- [Required work]: Extract only the lines running from the top of the entries to the line that holds "0.1, 0.04, 0.0]". Include that line and omit the pictures.
--- start Dataset ---
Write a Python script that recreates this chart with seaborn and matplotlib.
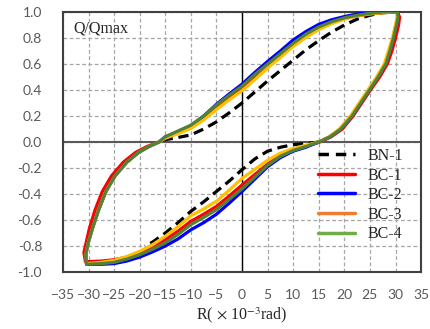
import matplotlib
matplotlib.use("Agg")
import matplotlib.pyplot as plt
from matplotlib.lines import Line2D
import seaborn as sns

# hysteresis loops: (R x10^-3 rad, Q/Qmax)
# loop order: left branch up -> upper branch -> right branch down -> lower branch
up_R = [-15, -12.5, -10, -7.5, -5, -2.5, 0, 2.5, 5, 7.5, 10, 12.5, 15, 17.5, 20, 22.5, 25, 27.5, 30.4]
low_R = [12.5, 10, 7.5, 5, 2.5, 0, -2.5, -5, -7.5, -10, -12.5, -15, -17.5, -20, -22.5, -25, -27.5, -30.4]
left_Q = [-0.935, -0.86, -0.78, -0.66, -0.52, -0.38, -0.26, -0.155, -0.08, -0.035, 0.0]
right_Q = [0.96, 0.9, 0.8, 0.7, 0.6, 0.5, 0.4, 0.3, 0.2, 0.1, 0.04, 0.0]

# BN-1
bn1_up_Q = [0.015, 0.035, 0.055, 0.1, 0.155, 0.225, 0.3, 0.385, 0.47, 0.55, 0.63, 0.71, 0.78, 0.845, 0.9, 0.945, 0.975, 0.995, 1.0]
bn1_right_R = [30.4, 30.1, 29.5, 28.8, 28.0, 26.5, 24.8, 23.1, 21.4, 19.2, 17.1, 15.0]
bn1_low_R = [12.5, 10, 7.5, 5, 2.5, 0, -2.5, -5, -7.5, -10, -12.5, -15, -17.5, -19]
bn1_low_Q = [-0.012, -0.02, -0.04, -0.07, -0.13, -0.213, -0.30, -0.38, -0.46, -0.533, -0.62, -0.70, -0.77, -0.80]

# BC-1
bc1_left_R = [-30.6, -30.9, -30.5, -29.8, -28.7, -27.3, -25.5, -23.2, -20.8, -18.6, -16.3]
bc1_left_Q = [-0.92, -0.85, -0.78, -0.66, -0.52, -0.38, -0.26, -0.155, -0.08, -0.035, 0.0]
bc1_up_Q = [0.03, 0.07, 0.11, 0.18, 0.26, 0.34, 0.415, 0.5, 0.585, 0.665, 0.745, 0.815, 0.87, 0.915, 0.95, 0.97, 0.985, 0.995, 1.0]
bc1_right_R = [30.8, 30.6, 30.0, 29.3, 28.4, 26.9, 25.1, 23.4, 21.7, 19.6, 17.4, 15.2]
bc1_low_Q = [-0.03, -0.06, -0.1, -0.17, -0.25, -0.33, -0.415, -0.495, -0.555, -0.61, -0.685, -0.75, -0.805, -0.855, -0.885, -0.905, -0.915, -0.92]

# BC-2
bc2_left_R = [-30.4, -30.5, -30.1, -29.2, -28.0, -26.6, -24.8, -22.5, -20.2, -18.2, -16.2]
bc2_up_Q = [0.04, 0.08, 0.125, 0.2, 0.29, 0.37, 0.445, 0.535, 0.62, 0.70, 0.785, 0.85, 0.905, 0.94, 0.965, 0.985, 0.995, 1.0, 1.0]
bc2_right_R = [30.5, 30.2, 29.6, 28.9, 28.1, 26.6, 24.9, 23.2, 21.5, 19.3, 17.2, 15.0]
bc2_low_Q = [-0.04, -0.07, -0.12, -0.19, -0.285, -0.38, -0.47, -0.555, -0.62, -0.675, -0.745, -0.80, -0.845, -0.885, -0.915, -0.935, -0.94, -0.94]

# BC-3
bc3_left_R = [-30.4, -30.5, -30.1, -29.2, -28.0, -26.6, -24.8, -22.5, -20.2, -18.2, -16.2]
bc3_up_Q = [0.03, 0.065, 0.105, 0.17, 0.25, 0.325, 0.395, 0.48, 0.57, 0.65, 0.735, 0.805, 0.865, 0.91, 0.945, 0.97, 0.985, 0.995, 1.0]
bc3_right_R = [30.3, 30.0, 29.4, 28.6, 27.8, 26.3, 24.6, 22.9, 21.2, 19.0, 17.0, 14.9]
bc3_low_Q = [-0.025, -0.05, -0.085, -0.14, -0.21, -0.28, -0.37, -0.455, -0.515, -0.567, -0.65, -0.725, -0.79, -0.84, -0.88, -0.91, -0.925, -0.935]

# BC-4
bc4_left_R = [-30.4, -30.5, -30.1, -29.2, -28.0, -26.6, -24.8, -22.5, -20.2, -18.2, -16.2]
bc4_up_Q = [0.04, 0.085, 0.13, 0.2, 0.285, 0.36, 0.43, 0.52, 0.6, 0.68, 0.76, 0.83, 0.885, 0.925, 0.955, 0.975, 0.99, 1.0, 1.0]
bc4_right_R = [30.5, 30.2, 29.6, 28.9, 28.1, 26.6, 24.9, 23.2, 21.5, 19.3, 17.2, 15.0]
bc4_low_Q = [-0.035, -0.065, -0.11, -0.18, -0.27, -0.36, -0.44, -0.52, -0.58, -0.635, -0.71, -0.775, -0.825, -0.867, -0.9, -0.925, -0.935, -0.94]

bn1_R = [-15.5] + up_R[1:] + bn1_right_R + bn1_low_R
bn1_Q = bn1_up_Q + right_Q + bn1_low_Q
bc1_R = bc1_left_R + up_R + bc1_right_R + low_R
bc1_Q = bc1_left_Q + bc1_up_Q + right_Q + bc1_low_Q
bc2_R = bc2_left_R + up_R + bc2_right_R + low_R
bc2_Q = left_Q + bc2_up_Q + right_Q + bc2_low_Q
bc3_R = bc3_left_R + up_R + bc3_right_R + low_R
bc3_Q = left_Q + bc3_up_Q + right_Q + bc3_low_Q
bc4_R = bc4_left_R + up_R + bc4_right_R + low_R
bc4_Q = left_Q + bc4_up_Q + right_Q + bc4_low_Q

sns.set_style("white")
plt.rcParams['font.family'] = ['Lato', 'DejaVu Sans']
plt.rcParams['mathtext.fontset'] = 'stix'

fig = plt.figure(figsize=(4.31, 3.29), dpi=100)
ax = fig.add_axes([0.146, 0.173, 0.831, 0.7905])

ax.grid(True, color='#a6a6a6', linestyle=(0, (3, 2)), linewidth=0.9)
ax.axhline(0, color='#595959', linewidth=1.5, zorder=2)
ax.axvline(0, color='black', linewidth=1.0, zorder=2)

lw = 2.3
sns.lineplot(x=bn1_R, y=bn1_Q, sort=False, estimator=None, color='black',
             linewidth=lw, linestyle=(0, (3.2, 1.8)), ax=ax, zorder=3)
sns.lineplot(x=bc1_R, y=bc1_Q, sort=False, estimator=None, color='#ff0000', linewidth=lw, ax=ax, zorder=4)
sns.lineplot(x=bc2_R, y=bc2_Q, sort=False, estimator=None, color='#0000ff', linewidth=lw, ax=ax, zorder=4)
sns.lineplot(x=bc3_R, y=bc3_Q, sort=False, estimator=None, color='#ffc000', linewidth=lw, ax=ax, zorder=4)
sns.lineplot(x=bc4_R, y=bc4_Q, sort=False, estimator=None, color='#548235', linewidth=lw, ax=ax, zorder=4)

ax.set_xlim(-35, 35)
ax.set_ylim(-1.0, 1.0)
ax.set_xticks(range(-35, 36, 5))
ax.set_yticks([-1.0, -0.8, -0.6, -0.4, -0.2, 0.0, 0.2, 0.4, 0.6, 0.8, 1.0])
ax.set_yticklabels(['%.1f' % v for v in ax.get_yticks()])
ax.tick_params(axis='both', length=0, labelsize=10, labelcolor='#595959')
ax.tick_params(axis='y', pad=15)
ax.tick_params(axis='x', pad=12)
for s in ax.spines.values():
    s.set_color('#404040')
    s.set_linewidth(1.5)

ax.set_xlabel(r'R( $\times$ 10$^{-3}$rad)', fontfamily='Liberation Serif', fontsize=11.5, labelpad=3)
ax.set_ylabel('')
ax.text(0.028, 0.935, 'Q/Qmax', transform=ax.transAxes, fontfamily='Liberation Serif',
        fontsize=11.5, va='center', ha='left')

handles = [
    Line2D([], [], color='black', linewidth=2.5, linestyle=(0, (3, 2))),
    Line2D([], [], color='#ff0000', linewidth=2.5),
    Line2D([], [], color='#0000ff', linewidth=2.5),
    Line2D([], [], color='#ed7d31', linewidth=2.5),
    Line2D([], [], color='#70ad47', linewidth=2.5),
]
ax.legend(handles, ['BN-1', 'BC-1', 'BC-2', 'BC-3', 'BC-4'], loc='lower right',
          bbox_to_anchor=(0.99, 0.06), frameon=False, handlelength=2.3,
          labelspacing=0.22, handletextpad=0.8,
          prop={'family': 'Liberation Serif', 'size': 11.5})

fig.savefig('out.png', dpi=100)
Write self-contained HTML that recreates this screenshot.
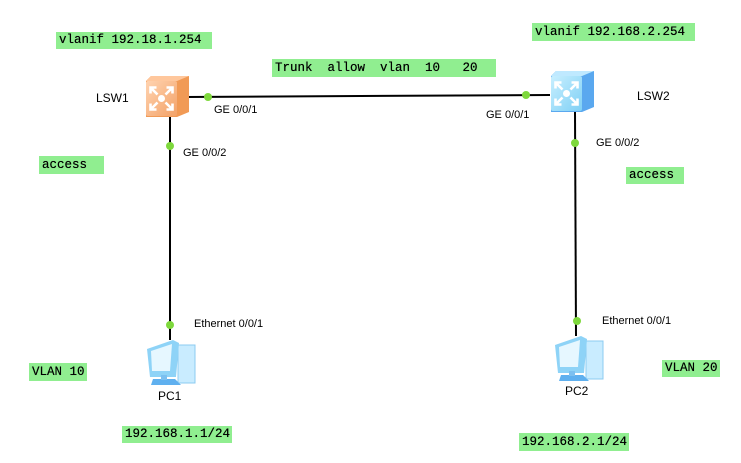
--- end Dataset ---
- [Task answer]:
Write a Python script that recreates this chart with seaborn and matplotlib.
import matplotlib
matplotlib.use("Agg")
import matplotlib.pyplot as plt
from matplotlib.lines import Line2D
import seaborn as sns

# hysteresis loops: (R x10^-3 rad, Q/Qmax)
# loop order: left branch up -> upper branch -> right branch down -> lower branch
up_R = [-15, -12.5, -10, -7.5, -5, -2.5, 0, 2.5, 5, 7.5, 10, 12.5, 15, 17.5, 20, 22.5, 25, 27.5, 30.4]
low_R = [12.5, 10, 7.5, 5, 2.5, 0, -2.5, -5, -7.5, -10, -12.5, -15, -17.5, -20, -22.5, -25, -27.5, -30.4]
left_Q = [-0.935, -0.86, -0.78, -0.66, -0.52, -0.38, -0.26, -0.155, -0.08, -0.035, 0.0]
right_Q = [0.96, 0.9, 0.8, 0.7, 0.6, 0.5, 0.4, 0.3, 0.2, 0.1, 0.04, 0.0]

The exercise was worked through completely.